## DATA LINES
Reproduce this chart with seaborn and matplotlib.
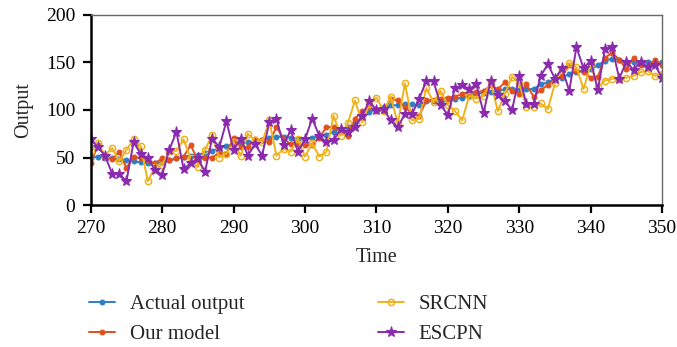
import numpy as np
import pandas as pd
import matplotlib
matplotlib.use("Agg")
import matplotlib.pyplot as plt
import seaborn as sns

time = list(range(270, 351))

actual_output = [50, 51, 50, 49, 48, 47, 46, 45, 44, 44,
                 45, 47, 49, 51, 52, 53, 55, 57, 60, 62,
                 64, 65, 66, 66, 68, 71, 72, 72, 71, 70,
                 70, 71, 72, 74, 77, 80, 82, 86, 92, 98,
                 101, 103, 105, 105, 106, 106, 105, 109, 109, 108,
                 110, 112, 113, 115, 117, 118, 119, 120, 122, 122,
                 121, 122, 122, 127, 129, 133, 134, 138, 140, 142,
                 143, 147, 152, 154, 153, 151, 150, 150, 150, 150, 150]

our_model = [44, 63, 52, 48, 56, 39, 51, 49, 47, 44,
             49, 47, 49, 51, 63, 47, 50, 50, 55, 54,
             71, 61, 61, 70, 68, 66, 82, 70, 64, 64,
             63, 63, 71, 82, 82, 77, 73, 91, 99, 103,
             99, 99, 112, 110, 103, 96, 94, 110, 111, 112,
             113, 114, 117, 119, 119, 120, 126, 122, 129, 120,
             117, 127, 114, 121, 126, 133, 136, 147, 141, 140,
             134, 135, 155, 160, 153, 143, 155, 147, 145, 153, 147]

srcnn = [57, 65, 52, 60, 46, 58, 69, 62, 25, 40,
         42, 57, 57, 69, 49, 40, 58, 74, 50, 54,
         66, 52, 75, 68, 66, 89, 52, 59, 56, 70,
         51, 65, 51, 56, 94, 73, 86, 110, 87, 106,
         113, 99, 114, 86, 128, 89, 91, 123, 108, 120,
         105, 99, 89, 115, 112, 115, 129, 99, 117, 135,
         128, 103, 103, 107, 101, 128, 143, 149, 145, 122,
         148, 124, 131, 133, 133, 134, 136, 140, 141, 136, 138]

escpn = [69, 61, 52, 33, 33, 25, 66, 54, 49, 37,
         32, 58, 77, 38, 44, 49, 35, 70, 61, 88,
         58, 70, 52, 64, 52, 87, 91, 63, 79, 56,
         69, 91, 73, 66, 68, 80, 77, 82, 94, 109,
         100, 101, 89, 82, 96, 96, 112, 131, 130, 105,
         95, 123, 126, 122, 127, 97, 131, 116, 109, 100,
         136, 106, 106, 136, 148, 133, 144, 120, 166, 144,
         152, 121, 164, 166, 133, 151, 142, 151, 145, 147, 134]

series_names = ["Actual output", "Our model", "SRCNN", "ESCPN"]
x_ticks = [270, 280, 290, 300, 310, 320, 330, 340, 350]
y_ticks = [0, 50, 100, 150, 200]

sns.set_style("ticks")
plt.rcParams['font.family'] = ['Liberation Serif', 'DejaVu Serif']
plt.rcParams['font.size'] = 14

fig = plt.figure(figsize=(6.77, 3.47), dpi=100)
ax = fig.add_axes([0.134, 0.409, 0.844, 0.548])

styles = {
    "Actual output": dict(color="#2F7EC4", marker="o", markersize=3.5, mfc="#2F7EC4", mec="#2F7EC4"),
    "Our model": dict(color="#E0501E", marker="o", markersize=3.5, mfc="#E0501E", mec="#E0501E"),
    "SRCNN": dict(color="#EFB21C", marker="o", markersize=4.5, mfc="none", mec="#EFB21C", mew=1.1),
    "ESCPN": dict(color="#8A2BAE", marker="*", markersize=8, mfc="#8A2BAE", mec="#8A2BAE"),
}
data = {"Actual output": actual_output, "Our model": our_model, "SRCNN": srcnn, "ESCPN": escpn}

for name in series_names:
    df = pd.DataFrame({"Time": time, "Output": data[name]})
    st = styles[name]
    sns.lineplot(data=df, x="Time", y="Output", ax=ax, label=name,
                 color=st["color"], marker=st["marker"], markersize=st["markersize"],
                 markerfacecolor=st["mfc"], markeredgecolor=st["mec"],
                 markeredgewidth=st.get("mew", 0.8), linewidth=1.4)

ax.set_xlim(270, 350)
ax.set_ylim(0, 200)
ax.set_xticks(x_ticks)
ax.set_yticks(y_ticks)
ax.set_xlabel("Time", labelpad=8, fontsize=14.5)
ax.set_ylabel("Output", labelpad=9, fontsize=14.5)
for s in ["left", "bottom"]:
    ax.spines[s].set_color("black")
    ax.spines[s].set_linewidth(1.8)
for s in ["top", "right"]:
    ax.spines[s].set_color("#666666")
    ax.spines[s].set_linewidth(1.0)
ax.tick_params(direction="out", length=6, width=1.6, colors="black",
               labelsize=14, pad=5)

handles, labels = ax.get_legend_handles_labels()
ax.get_legend().remove()
fig.legend(handles, labels, loc="upper left", bbox_to_anchor=(0.132, 0.152),
           ncol=2, frameon=False, columnspacing=6.4, handlelength=1.25,
           handletextpad=0.7, labelspacing=0.5, fontsize=15,
           borderaxespad=0, borderpad=0)

fig.savefig("out.png", dpi=100)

## INSTRUCTIONS FOR THE TASK
From the first line above to the line containing "134, 135, 155, 160, 153, 143, 155, 147, 145, 153, 147]", repeat each line exactly. Pictures stay out.

## TASK RESULT
Reproduce this chart with seaborn and matplotlib.
import numpy as np
import pandas as pd
import matplotlib
matplotlib.use("Agg")
import matplotlib.pyplot as plt
import seaborn as sns

time = list(range(270, 351))

actual_output = [50, 51, 50, 49, 48, 47, 46, 45, 44, 44,
                 45, 47, 49, 51, 52, 53, 55, 57, 60, 62,
                 64, 65, 66, 66, 68, 71, 72, 72, 71, 70,
                 70, 71, 72, 74, 77, 80, 82, 86, 92, 98,
                 101, 103, 105, 105, 106, 106, 105, 109, 109, 108,
                 110, 112, 113, 115, 117, 118, 119, 120, 122, 122,
                 121, 122, 122, 127, 129, 133, 134, 138, 140, 142,
                 143, 147, 152, 154, 153, 151, 150, 150, 150, 150, 150]

our_model = [44, 63, 52, 48, 56, 39, 51, 49, 47, 44,
             49, 47, 49, 51, 63, 47, 50, 50, 55, 54,
             71, 61, 61, 70, 68, 66, 82, 70, 64, 64,
             63, 63, 71, 82, 82, 77, 73, 91, 99, 103,
             99, 99, 112, 110, 103, 96, 94, 110, 111, 112,
             113, 114, 117, 119, 119, 120, 126, 122, 129, 120,
             117, 127, 114, 121, 126, 133, 136, 147, 141, 140,
             134, 135, 155, 160, 153, 143, 155, 147, 145, 153, 147]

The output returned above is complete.